Trade Act of 2015

Floor Speech

Date: Oct. 29, 2015
Location: Washington, DC

Mr. President, before we move to a vote on the Bipartisan Budget Act of 2015, I want to take a moment to discuss the part of the bill that is intended to be an offset for partially lifting the budget caps established under the Budget Control Act.

Under current law, large partnerships are subject to a special set of tax procedural rules. They are known as the TEFRA partnership rules because they were included in the Tax Equity and Fiscal Responsibility Act of 1982.

These rules are complex and unwieldly for both the taxpayers and the Internal Revenue Service. Most tax experts agree that these rules are in bad need of reform. I agree.

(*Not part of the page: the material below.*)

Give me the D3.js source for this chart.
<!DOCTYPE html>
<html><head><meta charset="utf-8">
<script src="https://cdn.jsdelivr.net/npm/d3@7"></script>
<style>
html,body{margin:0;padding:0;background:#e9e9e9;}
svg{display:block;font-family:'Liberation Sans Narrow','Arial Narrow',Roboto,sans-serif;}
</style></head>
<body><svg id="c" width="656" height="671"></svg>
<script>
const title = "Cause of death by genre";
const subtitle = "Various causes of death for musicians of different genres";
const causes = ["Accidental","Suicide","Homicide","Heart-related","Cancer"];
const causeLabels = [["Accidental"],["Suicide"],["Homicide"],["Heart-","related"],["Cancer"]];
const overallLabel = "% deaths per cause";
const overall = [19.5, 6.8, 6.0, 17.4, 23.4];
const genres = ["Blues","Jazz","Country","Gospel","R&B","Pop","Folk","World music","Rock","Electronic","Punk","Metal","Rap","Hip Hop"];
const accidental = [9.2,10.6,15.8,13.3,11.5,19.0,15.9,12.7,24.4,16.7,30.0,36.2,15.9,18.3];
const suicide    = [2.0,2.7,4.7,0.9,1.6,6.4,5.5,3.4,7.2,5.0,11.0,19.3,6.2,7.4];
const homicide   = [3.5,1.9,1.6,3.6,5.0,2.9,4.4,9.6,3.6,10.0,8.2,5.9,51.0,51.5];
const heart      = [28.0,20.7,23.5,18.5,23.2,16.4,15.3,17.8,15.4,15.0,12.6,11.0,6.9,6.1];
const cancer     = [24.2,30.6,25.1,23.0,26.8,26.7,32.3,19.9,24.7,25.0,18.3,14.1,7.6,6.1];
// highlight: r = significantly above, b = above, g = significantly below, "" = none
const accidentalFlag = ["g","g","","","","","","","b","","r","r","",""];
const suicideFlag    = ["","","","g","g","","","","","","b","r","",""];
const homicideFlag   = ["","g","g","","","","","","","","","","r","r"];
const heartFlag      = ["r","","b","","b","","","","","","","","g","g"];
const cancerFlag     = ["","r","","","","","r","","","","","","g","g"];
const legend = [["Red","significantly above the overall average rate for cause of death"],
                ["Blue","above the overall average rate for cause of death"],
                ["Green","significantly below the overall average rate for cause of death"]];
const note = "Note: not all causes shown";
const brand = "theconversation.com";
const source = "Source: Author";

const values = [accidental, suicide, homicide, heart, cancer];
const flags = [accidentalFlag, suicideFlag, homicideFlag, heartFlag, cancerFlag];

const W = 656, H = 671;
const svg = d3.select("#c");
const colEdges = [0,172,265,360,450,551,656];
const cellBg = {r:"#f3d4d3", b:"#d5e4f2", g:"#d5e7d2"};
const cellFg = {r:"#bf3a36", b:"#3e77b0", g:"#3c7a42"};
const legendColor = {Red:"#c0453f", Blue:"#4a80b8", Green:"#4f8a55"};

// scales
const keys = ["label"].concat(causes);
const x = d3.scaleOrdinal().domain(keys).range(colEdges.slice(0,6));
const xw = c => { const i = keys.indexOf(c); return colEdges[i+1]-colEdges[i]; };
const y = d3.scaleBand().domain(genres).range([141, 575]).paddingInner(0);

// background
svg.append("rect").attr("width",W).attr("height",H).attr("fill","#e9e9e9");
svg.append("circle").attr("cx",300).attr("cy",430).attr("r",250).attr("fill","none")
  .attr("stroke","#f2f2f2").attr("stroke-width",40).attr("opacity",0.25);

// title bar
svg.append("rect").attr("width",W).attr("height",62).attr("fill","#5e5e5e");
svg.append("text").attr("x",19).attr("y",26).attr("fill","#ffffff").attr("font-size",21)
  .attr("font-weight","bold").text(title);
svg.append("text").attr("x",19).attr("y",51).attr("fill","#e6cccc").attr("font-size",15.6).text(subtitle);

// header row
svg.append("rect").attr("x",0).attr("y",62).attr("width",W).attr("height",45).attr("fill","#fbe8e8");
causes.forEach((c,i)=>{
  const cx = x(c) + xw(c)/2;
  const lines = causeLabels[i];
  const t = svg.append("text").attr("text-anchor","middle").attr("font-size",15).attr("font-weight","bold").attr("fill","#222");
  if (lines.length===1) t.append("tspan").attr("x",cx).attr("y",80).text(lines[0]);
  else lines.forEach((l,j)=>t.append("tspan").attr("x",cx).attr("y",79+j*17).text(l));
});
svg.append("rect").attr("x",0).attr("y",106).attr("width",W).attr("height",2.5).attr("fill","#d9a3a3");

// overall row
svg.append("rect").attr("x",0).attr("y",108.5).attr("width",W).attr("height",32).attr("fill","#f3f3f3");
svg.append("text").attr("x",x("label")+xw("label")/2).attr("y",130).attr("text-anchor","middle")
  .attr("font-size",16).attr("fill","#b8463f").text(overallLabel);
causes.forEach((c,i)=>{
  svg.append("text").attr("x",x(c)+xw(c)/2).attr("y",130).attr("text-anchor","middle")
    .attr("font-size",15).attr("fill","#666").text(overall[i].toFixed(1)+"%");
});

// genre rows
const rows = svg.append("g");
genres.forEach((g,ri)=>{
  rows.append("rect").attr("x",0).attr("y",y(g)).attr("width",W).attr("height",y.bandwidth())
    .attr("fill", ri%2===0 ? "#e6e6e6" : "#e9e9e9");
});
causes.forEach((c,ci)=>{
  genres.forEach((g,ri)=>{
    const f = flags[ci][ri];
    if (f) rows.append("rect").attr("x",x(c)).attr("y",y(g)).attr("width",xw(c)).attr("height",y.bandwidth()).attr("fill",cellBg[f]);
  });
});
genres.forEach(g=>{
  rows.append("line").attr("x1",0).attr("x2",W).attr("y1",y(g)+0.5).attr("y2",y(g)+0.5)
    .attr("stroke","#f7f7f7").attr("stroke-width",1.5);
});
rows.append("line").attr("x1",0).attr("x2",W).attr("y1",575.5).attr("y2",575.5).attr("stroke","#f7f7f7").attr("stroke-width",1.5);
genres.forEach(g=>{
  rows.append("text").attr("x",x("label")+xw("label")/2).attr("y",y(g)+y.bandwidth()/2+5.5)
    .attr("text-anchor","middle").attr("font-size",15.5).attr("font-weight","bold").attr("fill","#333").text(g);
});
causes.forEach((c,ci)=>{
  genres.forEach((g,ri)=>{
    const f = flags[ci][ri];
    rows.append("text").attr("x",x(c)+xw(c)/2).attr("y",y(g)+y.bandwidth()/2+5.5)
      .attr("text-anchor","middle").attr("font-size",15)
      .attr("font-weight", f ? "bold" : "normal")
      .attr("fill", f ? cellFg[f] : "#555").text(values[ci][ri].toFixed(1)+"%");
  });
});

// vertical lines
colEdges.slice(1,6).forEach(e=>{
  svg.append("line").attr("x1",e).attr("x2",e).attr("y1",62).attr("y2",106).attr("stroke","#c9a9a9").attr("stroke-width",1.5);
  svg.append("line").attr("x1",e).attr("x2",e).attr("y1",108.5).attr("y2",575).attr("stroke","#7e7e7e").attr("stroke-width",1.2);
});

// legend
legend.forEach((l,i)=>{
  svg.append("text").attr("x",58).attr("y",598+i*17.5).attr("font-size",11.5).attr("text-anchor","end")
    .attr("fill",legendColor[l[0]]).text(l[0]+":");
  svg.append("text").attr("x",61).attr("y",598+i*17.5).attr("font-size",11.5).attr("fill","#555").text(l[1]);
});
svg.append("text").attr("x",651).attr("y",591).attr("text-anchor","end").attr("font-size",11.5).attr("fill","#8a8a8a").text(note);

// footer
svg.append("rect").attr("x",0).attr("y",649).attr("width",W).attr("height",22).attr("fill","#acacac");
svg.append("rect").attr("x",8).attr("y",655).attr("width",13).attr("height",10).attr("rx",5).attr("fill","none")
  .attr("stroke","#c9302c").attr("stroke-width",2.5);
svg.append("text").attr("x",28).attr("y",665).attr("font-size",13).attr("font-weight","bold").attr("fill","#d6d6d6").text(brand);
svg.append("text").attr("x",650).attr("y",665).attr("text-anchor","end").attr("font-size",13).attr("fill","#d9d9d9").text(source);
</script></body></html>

The Treasury Department, former House Ways and Means Committee Chairman Dave Camp, and Congressman Jim Renacci have all put forward reforms of the TEFRA partnership rules. And, on the Senate Finance Committee, we have been looking at those reforms and other proposals as well. We have also held discussions with the Ways and Means Committee, as well as tax professionals and members of the business community. These efforts, so far, have been bipartisan.

Because any such reforms would have a significant impact on a large number of taxpayers, we were prepared to tackle this problem the same way the Finance Committee has dealt with other widely applicable tax compliance measures. Specifically, we had planned to release various discussion drafts that would be open for public comment and subsequent modification. That is the way the Finance Committee handled issues like stock basis reporting and merchant credit card reporting, and the process has worked well in the past.
However, as these efforts were ongoing, bipartisan leaders from both the House and Senate identified TEFRA partnership reforms as a potential offset for this budget legislation. As per usual, the Finance Committee was consulted, and we provided assistance in drafting the offset language. I am pleased to say that many of our recommendations were adopted in the final version of the bill.

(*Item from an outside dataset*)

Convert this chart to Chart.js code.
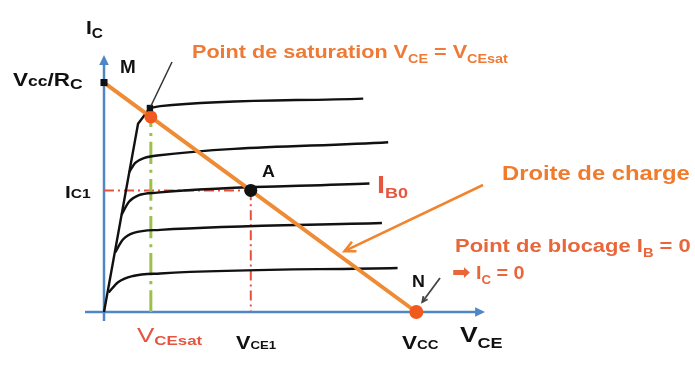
<!DOCTYPE html>
<html>
<head>
<meta charset="utf-8">
<script src="https://cdn.jsdelivr.net/npm/chart.js@4.4.0/dist/chart.umd.min.js"></script>
<style>
  html, body { margin: 0; padding: 0; background: #fff; }
  #wrap { width: 695px; height: 372px; position: relative; }
</style>
</head>
<body>
<div id="wrap"><canvas id="chart"></canvas></div>
<script>
// output characteristics Ic = f(Vce), one curve per base current (bottom to top)
const ohmicZone = [[0, 0], [1.09, 8.2], [1.47, 8.89]];
const curveIb1 = [[0.15, 0.85], [0.45, 1.3], [0.93, 1.57], [1.8, 1.68], [9.4, 1.92]];
const curveIb2 = [[0.36, 2.6], [0.6, 3.15], [0.95, 3.45], [1.8, 3.58], [8.9, 3.88]];
const curveIb0 = [[0.56, 4.23], [0.8, 4.8], [1.1, 5.08], [1.7, 5.2], [8.5, 5.6]];
const curveIb3 = [[0.81, 6.1], [1.0, 6.5], [1.3, 6.72], [1.7, 6.82], [9.1, 7.4]];
const curveIb4 = [[1.47, 8.89], [1.8, 8.97], [8.3, 9.3]];

// load line between (0, Vcc/Rc) and (Vcc, 0)
const vcc = 10;
const vccOverRc = 10;
const loadLine = [[0, vccOverRc], [vcc, 0]];

// operating points
const pointSat = [1.5, 8.5];   // M, saturation
const kneeSat = [1.47, 8.89];
const pointA = [4.7, 5.3];     // quiescent point
const pointN = [vcc, 0];       // blocking

const xMax = 12.2;
const yMax = 11.2;

const FONT = '"Liberation Sans", Arial, sans-serif';
const toXY = (pts) => pts.map(([x, y]) => ({ x, y }));

function curve(pts, extra) {
  return Object.assign({
    data: toXY(pts),
    showLine: true,
    borderColor: "#111",
    borderWidth: 2.4,
    pointRadius: 0,
    cubicInterpolationMode: "monotone",
    clip: false,
    order: 3,
  }, extra);
}

function dot(pt, color, style, r) {
  return {
    data: toXY([pt]),
    showLine: false,
    pointStyle: style,
    pointRadius: r,
    backgroundColor: color,
    borderColor: color,
    borderWidth: 0,
    clip: false,
    order: 0,
  };
}

// text with sub parts, left aligned on a baseline, a bit stretched like the original
function rich(ctx, x, y, parts, color, sx = 1.2) {
  ctx.save();
  ctx.translate(x, y);
  ctx.scale(sx, 1);
  ctx.fillStyle = color;
  ctx.textAlign = "left";
  ctx.textBaseline = "alphabetic";
  let cx = 0;
  for (const p of parts) {
    ctx.font = `${p.w || "bold"} ${p.s}px ${p.f || FONT}`;
    ctx.fillText(p.t, cx, p.dy || 0);
    cx += ctx.measureText(p.t).width;
  }
  ctx.restore();
}

function arrowHead(ctx, x1, y1, x2, y2, len, filled) {
  const a = Math.atan2(y2 - y1, x2 - x1);
  ctx.beginPath();
  ctx.moveTo(x2 - len * Math.cos(a - 0.45), y2 - len * Math.sin(a - 0.45));
  ctx.lineTo(x2, y2);
  ctx.lineTo(x2 - len * Math.cos(a + 0.45), y2 - len * Math.sin(a + 0.45));
  if (filled) { ctx.closePath(); ctx.fill(); } else { ctx.stroke(); }
}

const axesPlugin = {
  id: "axes",
  beforeDatasetsDraw(chart) {
    const { ctx, chartArea, scales: { x, y } } = chart;
    const x0 = x.getPixelForValue(0);
    const y0 = y.getPixelForValue(0);
    ctx.save();
    ctx.strokeStyle = "#4f86c6";
    ctx.fillStyle = "#4f86c6";
    ctx.lineWidth = 2.5;
    ctx.beginPath();
    ctx.moveTo(x0, y0 + 9);
    ctx.lineTo(x0, chartArea.top + 6);
    ctx.moveTo(x0 - 19, y0);
    ctx.lineTo(chartArea.right - 6, y0);
    ctx.stroke();
    arrowHead(ctx, x0, y0, x0, chartArea.top, 11, true);
    arrowHead(ctx, x0, y0, chartArea.right, y0, 11, true);
    ctx.restore();
  },
};

const labelsPlugin = {
  id: "labels",
  afterDatasetsDraw(chart) {
    const { ctx, scales: { x, y } } = chart;
    const px = (v) => x.getPixelForValue(v);
    const py = (v) => y.getPixelForValue(v);
    ctx.save();

    // pointer from saturation label to M
    ctx.strokeStyle = "#333";
    ctx.lineWidth = 1.5;
    ctx.beginPath();
    ctx.moveTo(172, 62);
    ctx.lineTo(px(kneeSat[0]) + 1, py(kneeSat[1]) - 2);
    ctx.stroke();

    // pointer to N
    ctx.strokeStyle = "#444";
    ctx.lineWidth = 1.8;
    ctx.beginPath();
    ctx.moveTo(440, 278);
    ctx.lineTo(px(vcc) + 6, py(0) - 10);
    ctx.stroke();
    arrowHead(ctx, 440, 278, px(vcc) + 6, py(0) - 10, 6, false);

    // arrow "Droite de charge"
    ctx.strokeStyle = "#f0842f";
    ctx.lineWidth = 2.5;
    const tx = px(7.7), ty = py(2.65);
    ctx.beginPath();
    ctx.moveTo(483, 185);
    ctx.lineTo(tx, ty);
    ctx.stroke();
    arrowHead(ctx, 483, 185, tx, ty, 12, false);

    const black = "#111";
    const orange = "#ee7a35";
    const red = "#e5553f";

    rich(ctx, 86, 34, [{ t: "I", s: 19 }, { t: "C", s: 14, dy: 4 }], black, 1.1);
    rich(ctx, 120, 73, [{ t: "M", s: 18 }], black, 1.05);
    rich(ctx, 13, 86, [
      { t: "V", s: 18 }, { t: "cc", s: 14 }, { t: "/R", s: 18 }, { t: "C", s: 14, dy: 3 },
    ], black, 1.25);
    rich(ctx, 65, 198, [{ t: "I", s: 16 }, { t: "C1", s: 12 }], black, 1.3);
    rich(ctx, 192, 58, [
      { t: "Point de saturation V", s: 18 }, { t: "CE", s: 12, dy: 5 },
      { t: " = V", s: 18 }, { t: "CEsat", s: 12, dy: 5 },
    ], orange);
    rich(ctx, 262, 177, [{ t: "A", s: 17 }], black, 1.05);
    rich(ctx, 377, 193, [{ t: "I", s: 24 }, { t: "B0", s: 15, dy: 5 }], red);
    rich(ctx, 502, 180, [{ t: "Droite de charge", s: 20 }], "#f07b2c", 1.19);
    rich(ctx, 455, 252, [
      { t: "Point de blocage I", s: 18 }, { t: "B", s: 12, dy: 5 }, { t: " = 0", s: 18 },
    ], "#e8663a", 1.22);
    rich(ctx, 452, 279, [
      { t: "➡", s: 20, f: '"DejaVu Sans", sans-serif' }, { t: " I", s: 18 },
      { t: "C", s: 12, dy: 5 }, { t: " = 0", s: 18 },
    ], "#e8663a", 1.1);
    rich(ctx, 412, 287, [{ t: "N", s: 17 }], black, 1.05);

    // tick labels under the Vce axis
    rich(ctx, 137, 342, [{ t: "V", s: 20, w: "normal" }, { t: "CEsat", s: 13, dy: 3 }], red, 1.3);
    rich(ctx, 236, 349, [{ t: "V", s: 18 }, { t: "CE1", s: 11 }], black);
    rich(ctx, 402, 349, [{ t: "V", s: 18 }, { t: "CC", s: 12 }], black, 1.25);
    rich(ctx, 460, 342, [{ t: "V", s: 22 }, { t: "CE", s: 15, dy: 6 }], black);

    ctx.restore();
  },
};

const ctx = document.getElementById("chart").getContext("2d");

const chart = new Chart(ctx, {
  type: "scatter",
  data: {
    datasets: [
      dot([0, vccOverRc], "#111", "rect", 5),
      dot(kneeSat, "#111", "rect", 4.5),
      dot(pointSat, "#f05a1e", "circle", 6.5),
      dot(pointA, "#111", "circle", 6.5),
      dot(pointN, "#f05a1e", "circle", 7),
      curve(loadLine, { borderColor: "#ef8a35", borderWidth: 4, order: 2 }),
      curve(ohmicZone, { cubicInterpolationMode: "default", tension: 0 }),
      curve(curveIb1),
      curve(curveIb2),
      curve(curveIb0),
      curve(curveIb3),
      curve(curveIb4),
      // guides for Vce sat, Ic1, Vce1
      curve([[pointSat[0], 0], [pointSat[0], 8.3]], {
        borderColor: "#9cc04b", borderWidth: 3, borderDash: [22, 6, 3, 6], order: 4,
      }),
      curve([[0, pointA[1]], pointA], {
        borderColor: "#e8503e", borderWidth: 2, borderDash: [10, 4, 2, 4], order: 4,
      }),
      curve([pointA, [pointA[0], 0]], {
        borderColor: "#e8503e", borderWidth: 2, borderDash: [10, 4, 2, 4], order: 4,
      }),
    ],
  },
  options: {
    responsive: true,
    maintainAspectRatio: false,
    animation: false,
    layout: { padding: { left: 104, right: 210, top: 55, bottom: 60 } },
    scales: {
      x: { type: "linear", display: false, min: 0, max: xMax },
      y: { type: "linear", display: false, min: 0, max: yMax },
    },
    plugins: {
      legend: { display: false },
      tooltip: { enabled: false },
    },
  },
  plugins: [axesPlugin, labelsPlugin],
});
</script>
</body>
</html>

However, for those who might be concerned about this process, it is important to note that the effective date for the TEFRA partnership reforms in the budget bill is delayed for 2 tax years. In the coming weeks and months, the Finance Committee will treat the TEFRA partnership reforms as a work in process. As planned, we intend to hear comments and will be prepared to address issues raised by taxpayers, especially those issues that may not have been anticipated.

As an example, we have heard from stakeholders who were concerned that particular partner-level tax attributes that may be known by a partnership, such as certain passive losses under tax code section 469, should be identified in the legislation for purposes of modifying the so-called imputed underpayment amount with respect to the partnership.

In sum, I want the record to be clear: The TEFRA partnership reforms are not effective for a couple of years. We plan to use that window to properly address problems raised by affected parties.